Tsunami warnings and advisories issued after the undersea quake were lifted hours later, with the final alert removed shortly before midnight local time, the BBC reported. But the JMA said further quakes “causing even stronger shaking” could occur in the coming week, potentially producing larger waves than Monday’s 80-centimetre maximum.

Monday’s quake struck at 16:52 local time at a depth of 10 kilometres, roughly 530 kilometres north of Tokyo. More than 170,000 people across several prefectures were ordered to evacuate as warnings of tsunami waves up to three metres were issued along the Pacific coasts of Honshu and Hokkaido. Tremors were felt as far away as Tokyo.

Cabinet Secretary Minoru Kihara said there were no immediate reports of major damage or injuries. A number of bullet trains were temporarily halted and around 100 homes lost power, with services resuming by Monday night.

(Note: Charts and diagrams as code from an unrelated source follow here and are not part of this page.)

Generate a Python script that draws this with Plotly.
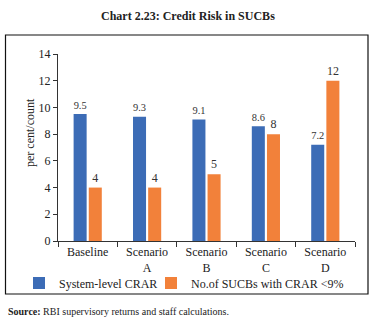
import plotly.graph_objects as go

categories = ["Baseline", "Scenario<br>A", "Scenario<br>B", "Scenario<br>C", "Scenario<br>D"]
crar = [9.5, 9.3, 9.1, 8.6, 7.2]
sucbs = [4, 4, 5, 8, 12]
series_names = ["System-level CRAR", "No.of SUCBs with CRAR <9%"]
colors = ["#3C6CB6", "#F2813A"]

FONT = "Liberation Serif"
W, H = 376, 326
L, R, T, B = 58, 21, 54, 85
PW, PH = W - L - R, H - T - B

def px(x):
    return (x - L) / PW

def py(y):
    return (H - B - y) / PH

fig = go.Figure()
legend_ids = ["legend", "legend2"]
for name, vals, col, lg in zip(series_names, [crar, sucbs], colors, legend_ids):
    fig.add_trace(go.Bar(
        x=categories, y=vals, name=name, marker_color=col, marker_line_width=0,
        text=[f"{v:g}" for v in vals], textposition="outside", cliponaxis=False,
        textfont=dict(family=FONT, size=12, color="#333333"), legend=lg,
    ))

legend_style = dict(orientation="h", yanchor="middle", xanchor="left", y=py(283),
                    font=dict(family=FONT, size=12, color="#222222"),
                    bgcolor="rgba(0,0,0,0)", itemwidth=30)

fig.update_layout(
    width=W, height=H, margin=dict(l=L, r=R, t=T, b=B),
    paper_bgcolor="white", plot_bgcolor="white",
    barmode="group", bargap=0.49, bargroupgap=0.14,
    font=dict(family=FONT, size=12, color="#222222"),
    showlegend=True,
    legend=dict(x=px(19), **legend_style),
    legend2=dict(x=px(151), **legend_style),
    xaxis=dict(showline=True, linecolor="#333333", linewidth=1, ticks="outside",
               tickson="boundaries", ticklen=5, tickcolor="#333333", showgrid=False,
               tickfont=dict(family=FONT, size=12, color="#222222")),
    yaxis=dict(range=[0, 14], dtick=2, showline=True, linecolor="#333333", linewidth=1,
               ticks="outside", ticklen=4, tickcolor="#333333", showgrid=False, zeroline=False,
               tickfont=dict(family=FONT, size=12, color="#222222")),
    shapes=[dict(type="rect", xref="paper", yref="paper",
                 x0=px(5.5), x1=px(368), y0=py(294), y1=py(35),
                 line=dict(color="#111111", width=1.2), fillcolor="rgba(0,0,0,0)", layer="below")],
    annotations=[
        dict(text="<b>Chart 2.23: Credit Risk in SUCBs</b>", xref="paper", yref="paper",
             x=px(188), y=py(16), xanchor="center", yanchor="middle", showarrow=False,
             font=dict(family=FONT, size=12, color="#222222")),
        dict(text="per cent/count", textangle=-90, xref="paper", yref="paper",
             x=px(30), y=py(133), xanchor="center", yanchor="middle", showarrow=False,
             font=dict(family=FONT, size=12, color="#222222")),
        dict(text="<b>Source:</b> RBI supervisory returns and staff calculations.",
             xref="paper", yref="paper", x=px(6), y=py(311), xanchor="left", yanchor="middle",
             showarrow=False, font=dict(family=FONT, size=10, color="#222222")),
    ],
)

fig.write_html("out.html")
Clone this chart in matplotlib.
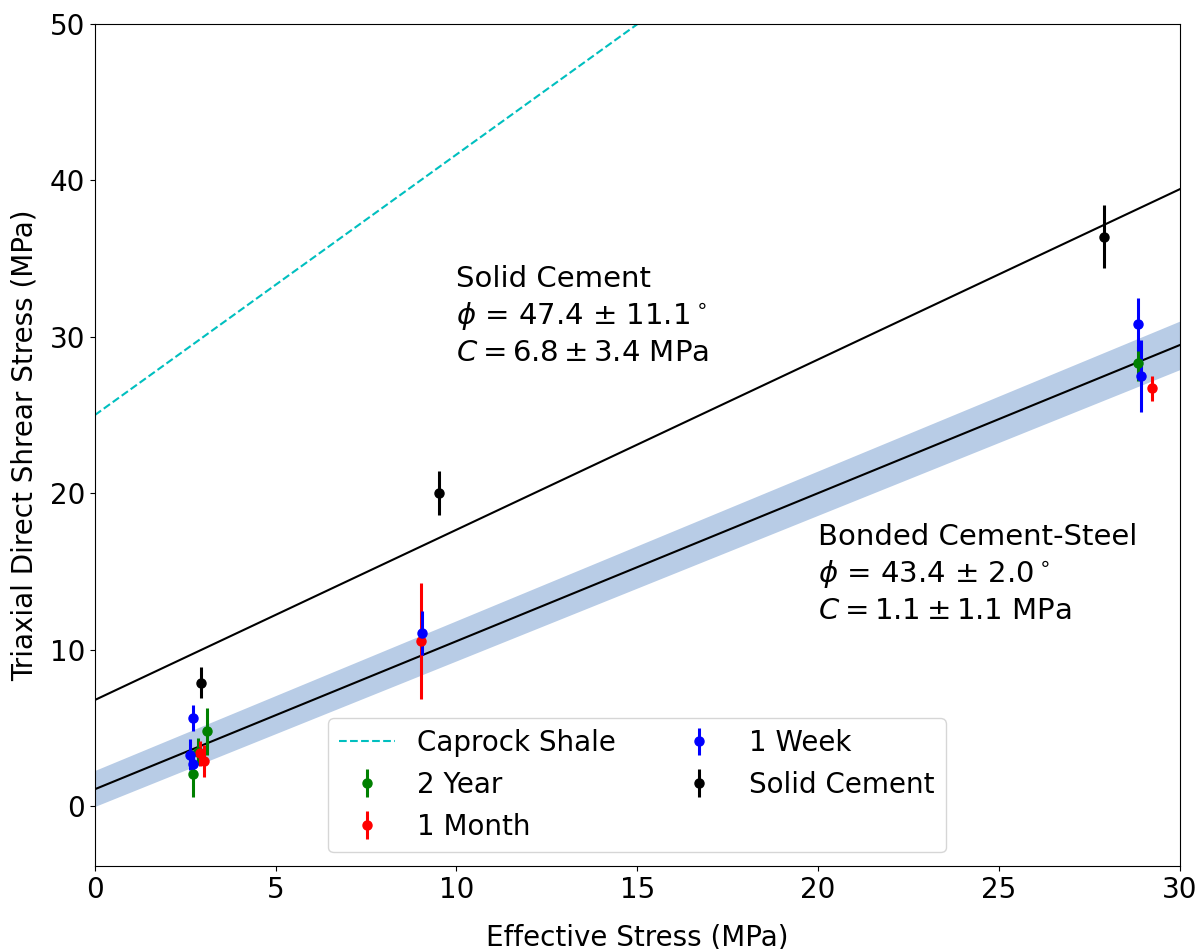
import numpy as np
import matplotlib
matplotlib.use('Agg')
import matplotlib.pyplot as plt

# measured points: x, y, y error
yr2_x = [3.10, 2.71, 2.86, 28.85]
yr2_y = [4.8, 2.1, 3.5, 28.3]
yr2_err = [1.5, 1.5, 0.85, 1.1]

month_x = [9.02, 2.92, 3.01, 29.23]
month_y = [10.55, 3.4, 2.9, 26.7]
month_err = [3.7, 0.8, 1.0, 0.8]

week_x = [9.05, 2.71, 2.64, 2.71, 28.86, 28.94]
week_y = [11.1, 5.66, 3.3, 2.7, 30.8, 27.5]
week_err = [1.4, 0.85, 1.0, 0.8, 1.7, 2.3]

solid_x = [2.93, 9.51, 27.92]
solid_y = [7.9, 20.0, 36.4]
solid_err = [1.0, 1.4, 2.0]

# Mohr-Coulomb fits (cohesion, friction angle)
shale_C, shale_phi = 25.0, 59.0
solid_C, solid_phi = 6.8, 47.4
bond_C, bond_phi = 1.1, 43.4

# confidence band of the bonded fit at x=0 and x=30
band_x = [0, 30]
band_lo = [0.0, 27.9]
band_hi = [2.3, 31.0]

plt.rcParams['font.family'] = ['DejaVu Sans']
plt.rcParams['font.size'] = 20

fig = plt.figure(figsize=(12, 9.49), dpi=100)
ax = fig.add_axes([0.079, 0.0875, 0.904, 0.8875])

x = np.linspace(0, 30, 100)
ax.fill_between(band_x, band_lo, band_hi, color='#b8cce6', lw=0)
ax.plot(x, shale_C + np.tan(np.radians(shale_phi)) * x, '--', color='c', lw=1.5, label='Caprock Shale')
ax.plot(x, solid_C + np.tan(np.radians(solid_phi)) * x, '-', color='k', lw=1.5)
ax.plot(x, bond_C + np.tan(np.radians(bond_phi)) * x, '-', color='k', lw=1.5)

ekw = dict(fmt='o', ms=6.5, elinewidth=2.2, capsize=0)
ax.errorbar(yr2_x, yr2_y, yerr=yr2_err, color='g', label='2 Year', **ekw)
ax.errorbar(month_x, month_y, yerr=month_err, color='r', label='1 Month', **ekw)
ax.errorbar(week_x, week_y, yerr=week_err, color='b', label='1 Week', **ekw)
ax.errorbar(solid_x, solid_y, yerr=solid_err, color='k', label='Solid Cement', **ekw)

ax.text(10.0, 34.6, 'Solid Cement\n$\\phi$ = 47.4 $\\pm$ 11.1$^\\circ$\n$C = 6.8 \\pm 3.4$ MPa',
        va='top', ha='left', linespacing=1.3, fontsize=21)
ax.text(20.0, 18.1, 'Bonded Cement-Steel\n$\\phi$ = 43.4 $\\pm$ 2.0$^\\circ$\n$C = 1.1 \\pm 1.1$ MPa',
        va='top', ha='left', linespacing=1.3, fontsize=21)

ax.set_xlim(0, 30)
ax.set_ylim(-3.8, 50)
ax.set_xlabel('Effective Stress (MPa)', labelpad=14)
ax.set_ylabel('Triaxial Direct Shrear Stress (MPa)', labelpad=8)
ax.legend(loc='lower center', ncol=2)

plt.savefig('out.png')
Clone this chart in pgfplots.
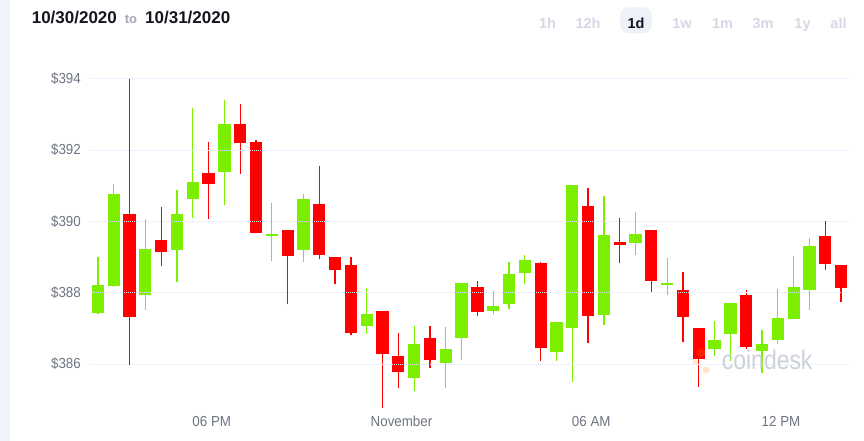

The seven-day elevated-risk advisory is a distinct alert type beyond the standard post-quake tsunami response, signalling sustained tectonic instability along Japan’s Pacific trenches. It comes amid public memories of the 2011 Tōhoku earthquake, a magnitude-9.0 event off the same Iwate coastline that killed more than 18,000 people and triggered the Fukushima Daiichi nuclear disaster.

Japan sits on the Pacific Ring of Fire and records roughly 1,500 earthquakes a year, accounting for about 10% of all quakes measuring 6.0 or above globally. The JMA issued a similar “megaquake” advisory last year along the Nankai Trough.

The tsunami warnings were lifted after Monday’s initial 7.7-magnitude quake prompted evacuations across five prefectures.